高挺而小巧的鼻子,配合淺紅色的嬌豔雙脣,長長的睫毛像是蝴蝶的翅膀,捲翹在空氣中,彎成好看的弧度。
顧澤西火·熱的心,漸漸的沉澱了下來,不過看着安舒這樣,還有之前的話,自己不做點什麼,真的很對不起呀!
輕輕一笑,他右手繼續撐着牀鋪,左手直接一把抽出安舒摟着的枕頭,隨意的丟到一邊,然後像是品嚐食物一樣,微微舔了一下嘴脣。
左手順着寬大的睡衣領子進入,向下探去。安舒白皙的脖頸就這樣暴露在空氣中,顧澤西的嘴脣就這樣貼了過來,他就像是一隻順着氣味找尋食物的獵犬,不停的吸着鼻子,貪婪的聞着安舒那迷人的體·香。
他的鼻子抵着安舒的耳朵,又不斷的向上蹭着。最後用雙脣夾住薄薄的耳朵,在牙齒間輕輕的摩擦着,又用舌頭靈活的舔着安舒的耳垂。

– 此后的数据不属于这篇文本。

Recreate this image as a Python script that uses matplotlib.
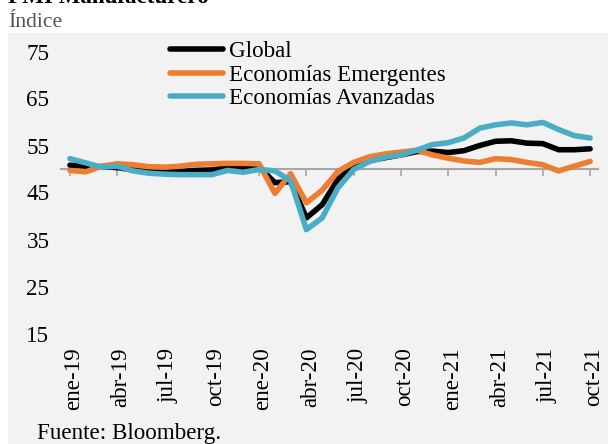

剛剛陽光打在安舒臉上,這個耳垂看起來就像是透明的一般,看起來特別的好吃。
耳朵是安舒最敏感的地方之一,感受到顧澤西動作,她真的好想用力推開,哪怕是推不開,也要反抗一下,不過不知道爲什麼,全身的力氣都好像流失了一般,只能任由他摸索。